<<<<

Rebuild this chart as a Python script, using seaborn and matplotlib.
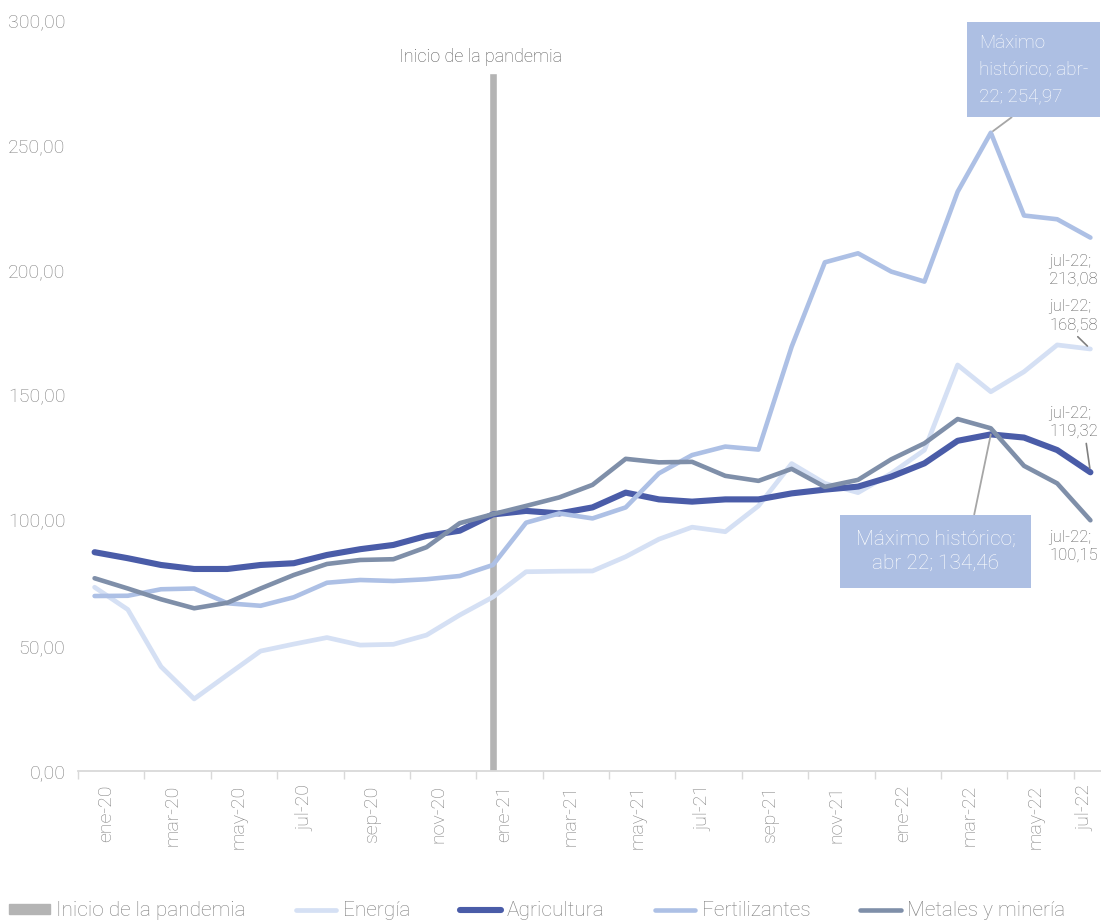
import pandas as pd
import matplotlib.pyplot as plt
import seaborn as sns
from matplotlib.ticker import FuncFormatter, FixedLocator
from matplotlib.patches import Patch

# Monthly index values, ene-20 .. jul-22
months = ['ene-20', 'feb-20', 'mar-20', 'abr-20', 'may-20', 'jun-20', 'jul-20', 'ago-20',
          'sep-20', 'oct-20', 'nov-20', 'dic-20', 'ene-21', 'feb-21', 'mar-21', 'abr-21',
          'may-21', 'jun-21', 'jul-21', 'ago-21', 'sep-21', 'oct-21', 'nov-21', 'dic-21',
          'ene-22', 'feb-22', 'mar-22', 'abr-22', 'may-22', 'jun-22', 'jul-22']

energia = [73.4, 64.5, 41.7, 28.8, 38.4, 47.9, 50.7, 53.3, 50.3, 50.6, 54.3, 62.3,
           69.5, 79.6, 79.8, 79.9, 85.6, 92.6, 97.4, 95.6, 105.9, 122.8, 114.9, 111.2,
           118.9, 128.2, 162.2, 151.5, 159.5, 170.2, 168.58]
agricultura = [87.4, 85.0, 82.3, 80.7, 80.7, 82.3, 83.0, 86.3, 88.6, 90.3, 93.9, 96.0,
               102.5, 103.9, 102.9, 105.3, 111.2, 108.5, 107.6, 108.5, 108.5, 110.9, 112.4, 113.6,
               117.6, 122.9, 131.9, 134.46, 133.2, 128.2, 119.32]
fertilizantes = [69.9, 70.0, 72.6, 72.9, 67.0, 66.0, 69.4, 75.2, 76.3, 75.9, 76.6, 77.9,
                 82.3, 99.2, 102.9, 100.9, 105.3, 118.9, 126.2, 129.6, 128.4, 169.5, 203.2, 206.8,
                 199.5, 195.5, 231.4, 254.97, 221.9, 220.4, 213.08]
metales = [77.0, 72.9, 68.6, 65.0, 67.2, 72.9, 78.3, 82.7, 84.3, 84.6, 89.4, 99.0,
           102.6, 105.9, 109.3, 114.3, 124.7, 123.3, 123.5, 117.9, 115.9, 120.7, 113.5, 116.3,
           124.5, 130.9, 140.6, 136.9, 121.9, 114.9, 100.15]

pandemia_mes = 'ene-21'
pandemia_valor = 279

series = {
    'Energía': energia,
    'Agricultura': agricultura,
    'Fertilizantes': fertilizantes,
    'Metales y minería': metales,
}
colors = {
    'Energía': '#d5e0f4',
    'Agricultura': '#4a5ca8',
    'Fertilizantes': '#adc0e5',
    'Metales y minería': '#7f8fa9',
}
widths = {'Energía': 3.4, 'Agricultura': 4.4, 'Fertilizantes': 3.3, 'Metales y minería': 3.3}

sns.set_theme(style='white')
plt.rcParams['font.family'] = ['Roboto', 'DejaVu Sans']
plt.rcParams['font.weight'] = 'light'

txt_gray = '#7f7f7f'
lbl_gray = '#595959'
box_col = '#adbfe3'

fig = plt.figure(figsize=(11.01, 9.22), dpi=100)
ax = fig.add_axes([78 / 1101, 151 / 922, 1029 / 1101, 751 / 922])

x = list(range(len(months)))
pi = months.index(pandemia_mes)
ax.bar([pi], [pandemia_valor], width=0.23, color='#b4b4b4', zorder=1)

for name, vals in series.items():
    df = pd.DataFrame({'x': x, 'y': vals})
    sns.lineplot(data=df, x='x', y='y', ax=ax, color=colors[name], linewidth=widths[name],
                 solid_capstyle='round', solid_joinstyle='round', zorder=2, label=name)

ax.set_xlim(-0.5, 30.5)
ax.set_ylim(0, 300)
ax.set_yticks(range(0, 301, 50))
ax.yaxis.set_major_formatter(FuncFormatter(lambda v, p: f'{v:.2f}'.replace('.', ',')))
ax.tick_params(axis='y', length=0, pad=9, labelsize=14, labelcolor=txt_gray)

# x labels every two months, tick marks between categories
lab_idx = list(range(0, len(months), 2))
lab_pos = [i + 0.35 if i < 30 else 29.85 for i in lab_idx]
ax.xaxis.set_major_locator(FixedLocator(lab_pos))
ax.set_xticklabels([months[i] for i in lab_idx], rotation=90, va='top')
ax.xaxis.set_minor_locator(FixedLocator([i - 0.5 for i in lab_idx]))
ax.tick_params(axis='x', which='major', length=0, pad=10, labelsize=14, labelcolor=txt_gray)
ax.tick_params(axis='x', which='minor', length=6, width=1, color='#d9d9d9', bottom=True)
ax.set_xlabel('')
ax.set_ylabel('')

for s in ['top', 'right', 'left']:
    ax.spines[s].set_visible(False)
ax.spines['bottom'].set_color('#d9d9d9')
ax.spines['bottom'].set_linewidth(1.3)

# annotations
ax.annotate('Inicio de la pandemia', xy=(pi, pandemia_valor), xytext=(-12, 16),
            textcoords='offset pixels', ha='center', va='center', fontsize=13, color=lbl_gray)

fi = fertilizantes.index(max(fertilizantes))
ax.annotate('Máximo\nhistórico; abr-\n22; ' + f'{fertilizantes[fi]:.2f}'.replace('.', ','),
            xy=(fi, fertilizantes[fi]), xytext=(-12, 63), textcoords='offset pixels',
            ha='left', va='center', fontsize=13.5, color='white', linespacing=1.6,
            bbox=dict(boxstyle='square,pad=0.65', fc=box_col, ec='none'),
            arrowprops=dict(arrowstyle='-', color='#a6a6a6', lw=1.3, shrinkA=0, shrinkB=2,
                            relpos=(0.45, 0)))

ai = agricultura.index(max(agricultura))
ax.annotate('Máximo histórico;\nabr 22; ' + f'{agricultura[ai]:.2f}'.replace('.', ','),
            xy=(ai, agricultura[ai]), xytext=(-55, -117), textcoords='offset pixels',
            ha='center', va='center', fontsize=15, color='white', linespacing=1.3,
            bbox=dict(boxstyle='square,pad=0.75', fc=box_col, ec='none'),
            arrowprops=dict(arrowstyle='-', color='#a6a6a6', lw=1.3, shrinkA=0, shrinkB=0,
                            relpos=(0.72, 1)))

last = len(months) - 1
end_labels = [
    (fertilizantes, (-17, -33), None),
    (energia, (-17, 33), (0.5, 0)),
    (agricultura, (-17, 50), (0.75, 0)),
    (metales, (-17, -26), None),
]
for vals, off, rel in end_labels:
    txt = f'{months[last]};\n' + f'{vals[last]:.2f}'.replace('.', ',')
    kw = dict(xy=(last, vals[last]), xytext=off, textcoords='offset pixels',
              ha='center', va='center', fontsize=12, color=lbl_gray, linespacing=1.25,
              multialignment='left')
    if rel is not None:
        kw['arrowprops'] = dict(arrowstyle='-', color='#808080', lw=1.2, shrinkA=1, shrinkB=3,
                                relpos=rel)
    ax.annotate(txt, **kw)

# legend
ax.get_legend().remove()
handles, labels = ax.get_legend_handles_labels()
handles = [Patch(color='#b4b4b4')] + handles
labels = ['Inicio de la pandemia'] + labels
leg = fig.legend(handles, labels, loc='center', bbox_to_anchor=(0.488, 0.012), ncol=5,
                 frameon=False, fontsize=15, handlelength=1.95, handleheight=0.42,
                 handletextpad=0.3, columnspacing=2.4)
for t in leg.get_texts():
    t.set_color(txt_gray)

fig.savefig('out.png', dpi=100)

>>>>

> [What you will do]: Copy each line of the listing in which the word "seaborn" can be found.

> [Correct response]:
Rebuild this chart as a Python script, using seaborn and matplotlib.
import seaborn as sns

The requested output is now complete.